— begin Data section —

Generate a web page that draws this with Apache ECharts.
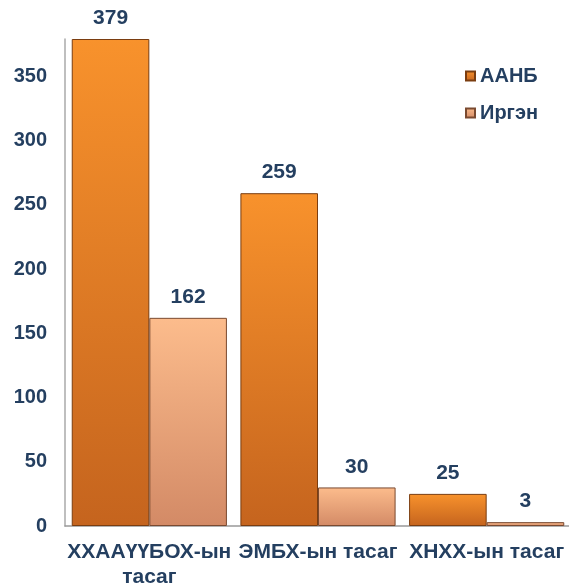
<!DOCTYPE html>
<html><head><meta charset="utf-8">
<script src="https://cdn.jsdelivr.net/npm/echarts@6/dist/echarts.min.js"></script>
<style>html,body{margin:0;padding:0;background:#fff}#c{width:569px;height:585px}</style>
</head><body><div id="c"></div>
<script>
const categories = ['ХХААҮҮБОХ-ын\nтасаг', 'ЭМБХ-ын тасаг', 'ХНХХ-ын тасаг'];
const seriesNames = ['ААНБ', 'Иргэн'];
const aanbValues = [379, 259, 25];
const irgenValues = [162, 30, 3];
const yTicks = [0, 50, 100, 150, 200, 250, 300, 350];

const navy = '#243f60';
const font = '"Liberation Sans", Arial, sans-serif';
function grad(top, bottom) {
  return new echarts.graphic.LinearGradient(0, 0, 0, 1, [
    {offset: 0, color: top}, {offset: 1, color: bottom}
  ]);
}
const chart = echarts.init(document.getElementById('c'));
chart.setOption({
  animation: false,
  grid: {left: 65, top: 39, width: 506, bottom: 59, containLabel: false, outerBoundsMode: 'none'},
  legend: {
    orient: 'vertical', left: 460, top: 61, itemGap: 17,
    itemWidth: 9, itemHeight: 9, icon: 'rect',
    textStyle: {fontFamily: font, fontWeight: 'bold', fontSize: 20, color: navy},
    data: seriesNames
  },
  xAxis: {
    type: 'category', data: categories,
    axisLine: {lineStyle: {color: '#999', width: 1.5}},
    axisTick: {show: false},
    axisLabel: {fontFamily: font, fontWeight: 'bold', fontSize: 21, color: navy, margin: 14, lineHeight: 25, interval: 0}
  },
  yAxis: {
    type: 'value', min: 0, max: 379, interval: 50,
    axisLine: {show: true, lineStyle: {color: '#aaa', width: 1.5}},
    axisTick: {show: false},
    splitLine: {show: false},
    axisLabel: {fontFamily: font, fontWeight: 'bold', fontSize: 20, color: navy, margin: 18, showMaxLabel: false,
      formatter: v => yTicks.includes(v) ? String(v) : ''}
  },
  series: [
    {
      name: seriesNames[0], type: 'bar', data: aanbValues,
      barCategoryGap: '8%', barGap: '0%',
      itemStyle: {color: grad('#f8922c', '#c5641e'), borderColor: '#7a3d10', borderWidth: 1},
      label: {show: true, position: 'top', distance: 10, fontFamily: font, fontWeight: 'bold', fontSize: 21, color: navy}
    },
    {
      name: seriesNames[1], type: 'bar', data: irgenValues,
      barCategoryGap: '8%', barGap: '0%',
      itemStyle: {color: grad('#fcbc8c', '#d38a66'), borderColor: '#7a4a30', borderWidth: 1},
      label: {show: true, position: 'top', distance: 10, fontFamily: font, fontWeight: 'bold', fontSize: 21, color: navy}
    }
  ]
});
</script></body></html>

— end Data section —

Task objective: Reproduce the material above exactly, first line through the line that contains "const yTicks = [0, 50, 100, 150, 200, 250, 300, 350];", minus the pictures.

Answer for this exercise:
Generate a web page that draws this with Apache ECharts.
<!DOCTYPE html>
<html><head><meta charset="utf-8">
<script src="https://cdn.jsdelivr.net/npm/echarts@6/dist/echarts.min.js"></script>
<style>html,body{margin:0;padding:0;background:#fff}#c{width:569px;height:585px}</style>
</head><body><div id="c"></div>
<script>
const categories = ['ХХААҮҮБОХ-ын\nтасаг', 'ЭМБХ-ын тасаг', 'ХНХХ-ын тасаг'];
const seriesNames = ['ААНБ', 'Иргэн'];
const aanbValues = [379, 259, 25];
const irgenValues = [162, 30, 3];
const yTicks = [0, 50, 100, 150, 200, 250, 300, 350];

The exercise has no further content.